● PROBLEM
Copy each line below exactly and leave the pictures out.
** start COLLECTED MATERIAL **
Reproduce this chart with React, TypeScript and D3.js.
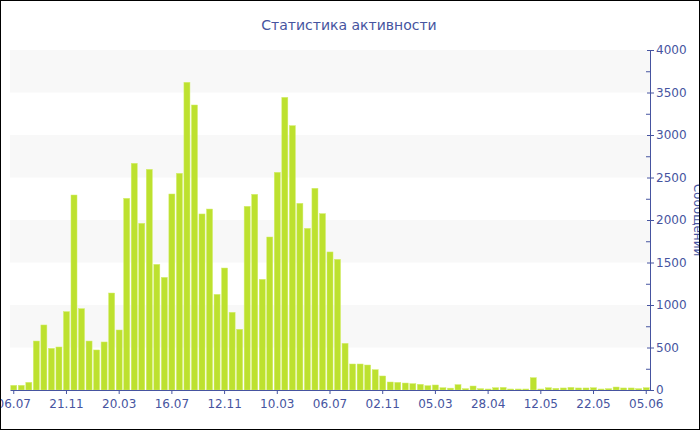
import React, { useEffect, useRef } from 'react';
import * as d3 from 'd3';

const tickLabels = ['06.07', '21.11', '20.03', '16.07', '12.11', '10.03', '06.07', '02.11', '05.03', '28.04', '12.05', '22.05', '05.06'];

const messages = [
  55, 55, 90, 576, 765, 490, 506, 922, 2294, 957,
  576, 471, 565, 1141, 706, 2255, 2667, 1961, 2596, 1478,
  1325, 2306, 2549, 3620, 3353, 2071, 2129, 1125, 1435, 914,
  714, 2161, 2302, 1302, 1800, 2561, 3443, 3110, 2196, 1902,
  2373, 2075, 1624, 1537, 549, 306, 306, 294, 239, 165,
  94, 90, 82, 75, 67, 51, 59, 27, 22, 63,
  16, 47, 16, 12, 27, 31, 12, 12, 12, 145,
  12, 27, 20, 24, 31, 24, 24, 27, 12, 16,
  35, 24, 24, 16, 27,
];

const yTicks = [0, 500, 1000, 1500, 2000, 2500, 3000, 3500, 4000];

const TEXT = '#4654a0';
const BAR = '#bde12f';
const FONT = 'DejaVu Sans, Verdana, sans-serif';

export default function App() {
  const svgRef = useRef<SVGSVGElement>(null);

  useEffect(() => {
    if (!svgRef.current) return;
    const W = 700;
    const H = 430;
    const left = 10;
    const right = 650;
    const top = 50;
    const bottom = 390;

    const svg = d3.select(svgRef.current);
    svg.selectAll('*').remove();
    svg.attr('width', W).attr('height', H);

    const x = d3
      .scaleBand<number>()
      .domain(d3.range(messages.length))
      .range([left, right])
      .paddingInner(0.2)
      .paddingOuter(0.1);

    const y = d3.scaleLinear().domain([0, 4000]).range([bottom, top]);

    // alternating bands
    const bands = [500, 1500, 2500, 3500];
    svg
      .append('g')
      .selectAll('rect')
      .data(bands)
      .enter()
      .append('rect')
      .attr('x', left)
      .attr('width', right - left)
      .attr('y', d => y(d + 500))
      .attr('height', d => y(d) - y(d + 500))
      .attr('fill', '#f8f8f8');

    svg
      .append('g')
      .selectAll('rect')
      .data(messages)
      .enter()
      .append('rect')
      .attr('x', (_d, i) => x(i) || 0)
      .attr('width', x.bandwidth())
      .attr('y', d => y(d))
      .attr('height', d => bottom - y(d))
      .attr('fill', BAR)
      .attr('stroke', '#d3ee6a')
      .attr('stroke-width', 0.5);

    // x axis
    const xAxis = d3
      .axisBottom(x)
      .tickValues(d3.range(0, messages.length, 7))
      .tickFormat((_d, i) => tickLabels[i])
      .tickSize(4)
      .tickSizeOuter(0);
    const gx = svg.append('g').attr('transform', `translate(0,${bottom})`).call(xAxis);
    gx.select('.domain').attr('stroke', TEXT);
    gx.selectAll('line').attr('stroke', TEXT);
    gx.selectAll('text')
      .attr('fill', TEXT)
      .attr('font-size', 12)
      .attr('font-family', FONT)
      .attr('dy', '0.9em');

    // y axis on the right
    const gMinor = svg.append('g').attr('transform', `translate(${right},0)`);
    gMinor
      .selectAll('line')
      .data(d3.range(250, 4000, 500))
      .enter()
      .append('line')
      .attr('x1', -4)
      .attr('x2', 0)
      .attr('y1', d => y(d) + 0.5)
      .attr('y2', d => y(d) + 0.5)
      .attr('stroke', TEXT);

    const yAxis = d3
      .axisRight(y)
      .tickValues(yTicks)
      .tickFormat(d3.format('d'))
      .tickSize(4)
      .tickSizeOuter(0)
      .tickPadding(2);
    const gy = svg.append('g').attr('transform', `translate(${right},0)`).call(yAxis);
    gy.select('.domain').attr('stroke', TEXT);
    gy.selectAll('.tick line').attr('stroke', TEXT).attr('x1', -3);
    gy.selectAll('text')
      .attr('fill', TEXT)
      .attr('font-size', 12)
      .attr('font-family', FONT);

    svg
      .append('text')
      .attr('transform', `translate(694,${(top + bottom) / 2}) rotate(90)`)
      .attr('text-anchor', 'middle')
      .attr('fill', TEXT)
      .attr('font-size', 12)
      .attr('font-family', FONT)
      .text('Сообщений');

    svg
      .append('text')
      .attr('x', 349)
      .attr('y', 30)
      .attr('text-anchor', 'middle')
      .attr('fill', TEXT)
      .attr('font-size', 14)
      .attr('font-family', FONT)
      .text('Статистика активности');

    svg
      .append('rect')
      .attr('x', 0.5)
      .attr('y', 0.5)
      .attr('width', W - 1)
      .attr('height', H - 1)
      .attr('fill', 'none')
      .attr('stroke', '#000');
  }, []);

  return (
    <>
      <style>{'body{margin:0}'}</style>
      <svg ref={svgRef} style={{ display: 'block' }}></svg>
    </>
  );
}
** end COLLECTED MATERIAL **
● RESULT BELOW
Reproduce this chart with React, TypeScript and D3.js.
import React, { useEffect, useRef } from 'react';
import * as d3 from 'd3';

const tickLabels = ['06.07', '21.11', '20.03', '16.07', '12.11', '10.03', '06.07', '02.11', '05.03', '28.04', '12.05', '22.05', '05.06'];

const messages = [
  55, 55, 90, 576, 765, 490, 506, 922, 2294, 957,
  576, 471, 565, 1141, 706, 2255, 2667, 1961, 2596, 1478,
  1325, 2306, 2549, 3620, 3353, 2071, 2129, 1125, 1435, 914,
  714, 2161, 2302, 1302, 1800, 2561, 3443, 3110, 2196, 1902,
  2373, 2075, 1624, 1537, 549, 306, 306, 294, 239, 165,
  94, 90, 82, 75, 67, 51, 59, 27, 22, 63,
  16, 47, 16, 12, 27, 31, 12, 12, 12, 145,
  12, 27, 20, 24, 31, 24, 24, 27, 12, 16,
  35, 24, 24, 16, 27,
];

const yTicks = [0, 500, 1000, 1500, 2000, 2500, 3000, 3500, 4000];

const TEXT = '#4654a0';
const BAR = '#bde12f';
const FONT = 'DejaVu Sans, Verdana, sans-serif';

export default function App() {
  const svgRef = useRef<SVGSVGElement>(null);

  useEffect(() => {
    if (!svgRef.current) return;
    const W = 700;
    const H = 430;
    const left = 10;
    const right = 650;
    const top = 50;
    const bottom = 390;

    const svg = d3.select(svgRef.current);
    svg.selectAll('*').remove();
    svg.attr('width', W).attr('height', H);

    const x = d3
      .scaleBand<number>()
      .domain(d3.range(messages.length))
      .range([left, right])
      .paddingInner(0.2)
      .paddingOuter(0.1);

    const y = d3.scaleLinear().domain([0, 4000]).range([bottom, top]);

    // alternating bands
    const bands = [500, 1500, 2500, 3500];
    svg
      .append('g')
      .selectAll('rect')
      .data(bands)
      .enter()
      .append('rect')
      .attr('x', left)
      .attr('width', right - left)
      .attr('y', d => y(d + 500))
      .attr('height', d => y(d) - y(d + 500))
      .attr('fill', '#f8f8f8');

    svg
      .append('g')
      .selectAll('rect')
      .data(messages)
      .enter()
      .append('rect')
      .attr('x', (_d, i) => x(i) || 0)
      .attr('width', x.bandwidth())
      .attr('y', d => y(d))
      .attr('height', d => bottom - y(d))
      .attr('fill', BAR)
      .attr('stroke', '#d3ee6a')
      .attr('stroke-width', 0.5);

    // x axis
    const xAxis = d3
      .axisBottom(x)
      .tickValues(d3.range(0, messages.length, 7))
      .tickFormat((_d, i) => tickLabels[i])
      .tickSize(4)
      .tickSizeOuter(0);
    const gx = svg.append('g').attr('transform', `translate(0,${bottom})`).call(xAxis);
    gx.select('.domain').attr('stroke', TEXT);
    gx.selectAll('line').attr('stroke', TEXT);
    gx.selectAll('text')
      .attr('fill', TEXT)
      .attr('font-size', 12)
      .attr('font-family', FONT)
      .attr('dy', '0.9em');

    // y axis on the right
    const gMinor = svg.append('g').attr('transform', `translate(${right},0)`);
    gMinor
      .selectAll('line')
      .data(d3.range(250, 4000, 500))
      .enter()
      .append('line')
      .attr('x1', -4)
      .attr('x2', 0)
      .attr('y1', d => y(d) + 0.5)
      .attr('y2', d => y(d) + 0.5)
      .attr('stroke', TEXT);

    const yAxis = d3
      .axisRight(y)
      .tickValues(yTicks)
      .tickFormat(d3.format('d'))
      .tickSize(4)
      .tickSizeOuter(0)
      .tickPadding(2);
    const gy = svg.append('g').attr('transform', `translate(${right},0)`).call(yAxis);
    gy.select('.domain').attr('stroke', TEXT);
    gy.selectAll('.tick line').attr('stroke', TEXT).attr('x1', -3);
    gy.selectAll('text')
      .attr('fill', TEXT)
      .attr('font-size', 12)
      .attr('font-family', FONT);

    svg
      .append('text')
      .attr('transform', `translate(694,${(top + bottom) / 2}) rotate(90)`)
      .attr('text-anchor', 'middle')
      .attr('fill', TEXT)
      .attr('font-size', 12)
      .attr('font-family', FONT)
      .text('Сообщений');

    svg
      .append('text')
      .attr('x', 349)
      .attr('y', 30)
      .attr('text-anchor', 'middle')
      .attr('fill', TEXT)
      .attr('font-size', 14)
      .attr('font-family', FONT)
      .text('Статистика активности');

    svg
      .append('rect')
      .attr('x', 0.5)
      .attr('y', 0.5)
      .attr('width', W - 1)
      .attr('height', H - 1)
      .attr('fill', 'none')
      .attr('stroke', '#000');
  }, []);

  return (
    <>
      <style>{'body{margin:0}'}</style>
      <svg ref={svgRef} style={{ display: 'block' }}></svg>
    </>
  );
}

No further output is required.